Il Belgio, che ha dato il via libera all’eutanasia per bambini e adolescenti nel 2014, non avrà più questo mortifero primato. O meglio, dovrà condividerlo con l’Olanda che, nelle scorse ore, ha fatto sapere di voler aprire alla «dolce morte» per i bambini tra il primo e il dodicesimo anno di età. È quanto deciso dal governo dell’Olanda, che intende riservare la nuova misura ai piccoli che versano in condizioni estremamente critiche e senza alcuna possibilità di guarigione.
Più precisamente, secondo quanto riferito dai media dei Paesi Bassi – che già furono, nel 2002, la prima nazione al mondo a legalizzare l’eutanasia -, la nuova disposizione introdotta sarà per i bambini che, da un lato, soffrono «in modo insopportabile per una malattia mortale», e, dall’altro, non hanno speranze di miglioramento e per i quali le cure palliative non risultano sufficienti ad alleviare le sofferenze.
In questo modo, ha fatto sapere ai parlamentari il ministro della Salute, Ernst Kuipers – che aveva pubblicato tale proposta lo scorso giugno –, si estenderà e rivedrà il protocollo vigente, al momento valido finora solo per i neonati. Fino a ieri c’era chi lamentava infatti una sorta di “vuoto legislativo”, spingendo affinché le linee guida sull’eutanasia per i neonati – valide come detto fino ai 12 mesi dalla nascita -, potessero essere estese fino ai dodicenni, età dopo la quale varrebbe la disciplina sulla «dolce morte» per gli adulti; una macabra e sconvolgente richiesta “finalmente” soddisfatta.
Nelle intenzioni del governo, la misura interesserà un numero limitato di minori: tra i 5 e i 10 l’anno. Sembra suffragare questa stima quanto riferisce il Guardian, secondo cui nel 2022 è stato segnalato un solo caso soltanto di eutanasia per un minore di età compresa tra 12 e 16 anni. Tuttavia, conviene non farsi alcuna illusione. Non le ipotesi o le insinuazioni, bensì l’esperienza – peraltro proprio quella olandese – indica che, una volta aperto un varco, l’eutanasia inizia a dilagare.
Se infatti nel già richiamato anno 2002 si registrarono 1.882 di decessi medicalmente assistiti, nel 2020 essi erano lievitati a quasi 7.000 – 6.938, per l’esattezza – con una crescita di quasi il 270%. Non solo. Secondo quanto pubblicato nel 2017 sul New England Journal of Medicine, oltre il 20% delle morti assistite nei Paesi Bassi non sarebbe registrato; il che vuol dire che il boomeutanasico è già, di fatto, stato ancora più devastante di quanto già appaia – e che legalizzare il fenomeno non elimina affatto, neppure dopo anni, il suo lato clandestino.

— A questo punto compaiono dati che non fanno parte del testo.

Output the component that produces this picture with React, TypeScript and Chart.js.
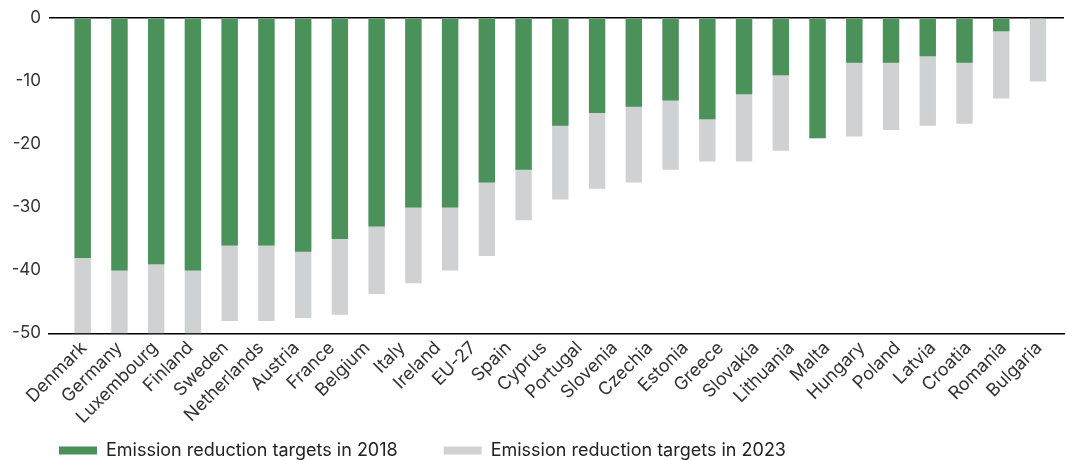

Per quanto riguarda i giovanissimi, poi, è difficile togliersi dalla mente un caso. Quale? Quello della diciassettenne olandese Noa Pothoven la quale, nel 2019, si lasciò morire in casa, ad Arnhem, con l’assistenza medica fornita da una clinica specializzata. La giovane non era affatto terminale, ma gravemente depressa. Ora, posto che lasciar morire o sopprimere un minore gravemente malato è comunque inaccettabile, come escludere che la nuova misura varata dal governo possa far aumentare vertiginosamente i casi di bambini soli e depressi intenzionati a farla finita?

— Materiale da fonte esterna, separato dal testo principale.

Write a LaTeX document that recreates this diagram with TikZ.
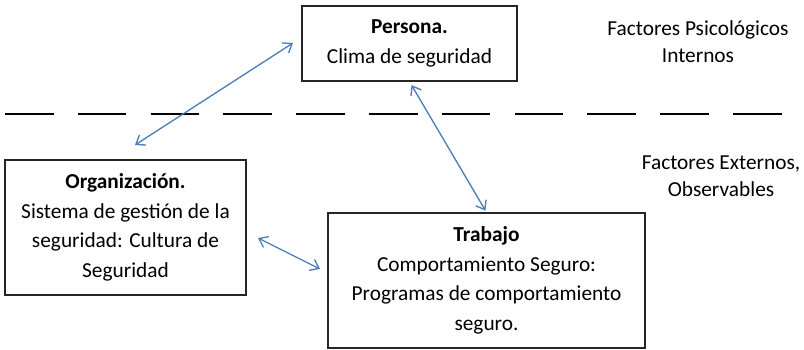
\documentclass[tikz,border=0pt]{standalone}
\usepackage{fontspec}
\setmainfont{Carlito}
\usetikzlibrary{arrows.meta}
\definecolor{arrowblue}{HTML}{4A7EBB}
\tikzset{
  box/.style={draw=black!85, line width=1pt, align=center, inner sep=0pt,
    font=\fontsize{16}{22.2}\selectfont},
  lbl/.style={align=center, inner sep=0pt, font=\fontsize{16}{20.3}\selectfont},
  link/.style={draw=arrowblue, line width=1pt,
    {Straight Barb[length=6pt,width=9pt]}-{Straight Barb[length=6pt,width=9pt]}},
  divider/.style={draw=black, line width=0.8pt, dash pattern=on 36.4pt off 18.2pt}
}
\begin{document}
\begin{tikzpicture}[x=0.75pt,y=-0.75pt]
\useasboundingbox (0,0) rectangle (804,350);
\draw[divider] (5,114) -- (783,114);
\node[box, minimum width=161.25pt, minimum height=56.25pt] (per) at (409.5,43.5)
  {\textbf{Persona.}\\Clima de seguridad};
\node[box, minimum width=180.75pt, minimum height=101.25pt] (org) at (125.5,227.5)
  {\textbf{Organización.}\\Sistema de gestión de la\\seguridad: Cultura de\\Seguridad};
\node[box, minimum width=237.75pt, minimum height=101.25pt] (trab) at (486.5,280.5)
  {\textbf{Trabajo}\\Comportamiento Seguro:\\Programas de comportamiento\\seguro.};
\node[lbl] (int) at (698,41.5) {Factores Psicológicos\\Internos};
\node[lbl] (ext) at (721,176.5) {Factores Externos,\\Observables};
\coordinate (a1s) at (135,145);
\coordinate (a1e) at (293,43);
\coordinate (a3s) at (258,238);
\coordinate (a3e) at (320,269);
\draw[link] (a1s) -- (a1e);
\draw[link, shorten <=3pt, shorten >=1.5pt] (per.south) -- (trab.north);
\draw[link] (a3s) -- (a3e);
\end{tikzpicture}
\end{document}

I dati ci dicono che più di un giovane su cinque (il 22%) tra i 12 e i 25 anni di età, in Olanda, ha già pensato seriamente di porre fine alla propria vita. Nulla ci porta ad escludere, anzi, che un dato simile possa valere anche per chi ha meno di 12 anni. Ne consegue come, con la nuova apertura del governo all’eutanasia per i giovanissimi, si sta con ogni probabilità compiendo un nuovo passo verso l’abisso; anche se difficilmente nei Paesi Bassi sapranno rendersene conto dato che parliamo della stessa nazione i cui pediatri, nel giugno 2005, approvarono il Protocollo di Groningen, che sono delle linee guida per l’eutanasia infantile. Dopo un po’, a quanto pare, ci si abitua pure all’orrore.